SAO PAULO (Reuters) - Brazilian miner Vale SA’s shares plunged on Monday, wiping out 71.34 billion reais ($18.96 billion) in market value, after a tailing dam collapse on Friday killed scores of people at one of its mines, less than four years after a similar disaster.
Vale shares fell 24 percent to close at 42.65 reais, their steepest daily drop ever in percentage terms. Brazil’s stock market was closed on Friday when the disaster occurred. Vale’s ADR fell 8.1 percent on Friday and 18 percent on Monday, to close at $11.20, the lowest close since December 2017.
Prosecutors, politicians and victims’ families called for punishment, as fears grew that the death toll from the disaster, already 65, could soar into the hundreds. Fines, lawsuits and a regulatory crackdown were expected.

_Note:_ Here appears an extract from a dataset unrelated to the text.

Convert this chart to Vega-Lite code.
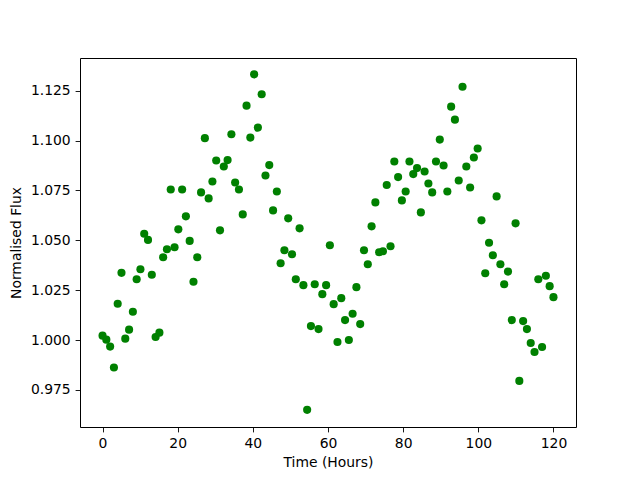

The company suspended dividend payments late on Sunday.
“The fact is that Vale’s share drop was even steeper than some market participants expected,” said Igor Lima, a fund manager and partner at Galt Capital in Rio de Janeiro.
“At the same time, the reaction of the government and other public agencies has been quite a bit stronger than in the Samarco accident,” he said, referring to a 2015 mining dam burst involving a Vale joint venture. “This reaction has brought quite a lot of uncertainty about the size of the financial punishment Vale will have to handle.”

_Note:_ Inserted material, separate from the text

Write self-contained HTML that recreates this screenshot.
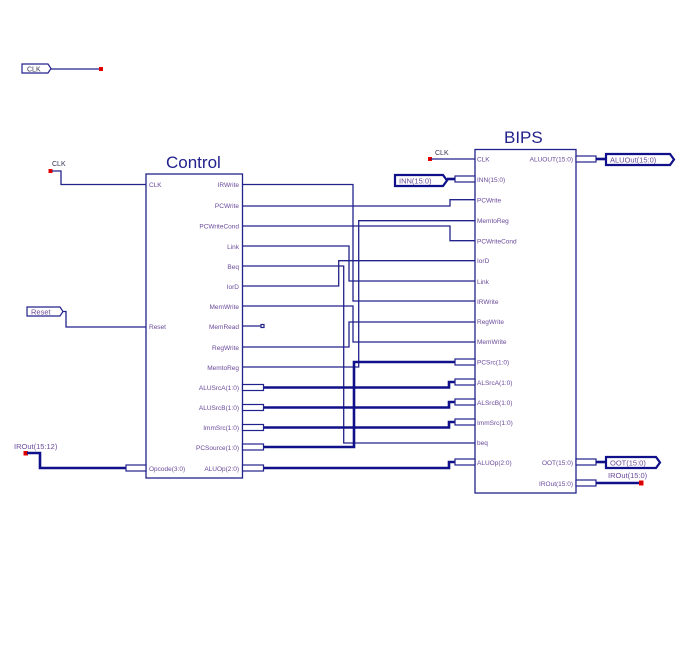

Brazil’s top prosecutor, Raquel Dodge, said the company should be criminally prosecuted. Executives could also be personally held responsible, she said.
HSBC and Jefferies have already cut their recommendations for the shares to hold from buy. Other analysts have held back, saying they are trying to figure out potential damages. A law firm filed a class-action lawsuit against Vale and its top executives in a New York court.
GREATER SCRUTINY?
Previ, Brazil’s largest pension fund and a major shareholder at the mining company, said in a statement that it could absorb the impact from the steep share price drop without the need to eventually sell any of its holdings.
“Billions of dollars in Vale’s assets have already been frozen as we discussed this weekend,” said Michael Underhill, chief investment officer at Capital Innovations LLC in Milwaukee, adding that the lost production from the affected mine could be made up elsewhere in Vale’s system.
“There remains a fair chance that all of Vale’s dams (which exceed 100 in count) will also be coming under great scrutiny going forward,” said Underhill.
Vale bond prices also fell, with the yield on its August 2026 bonds jumping to 5.7 percent from 4.6 percent early on Friday before the dam bust, according to Market Axess Bondticker.
Fitch downgraded the company’s debt on Monday to BBB- and placed it on ratings watch negative. Late on Friday, Standard & Poor’s put Vale’s debt under review for possible downgrade.
So far, Brazilian courts have issued orders to freeze 11.8 billion reais ($3.1 billion) in Vale’s accounts to cover rescue efforts and damages. The company had around 24 billion reais in cash and equivalents at the end of the third quarter.
Analysts at Credit Suisse said in a note to clients they anticipated regulatory changes for tailings dams because it was the second disaster in less than four years, after the fatal 2015 dam burst at Samarco Mineracao, a joint venture by Vale and BHP Group.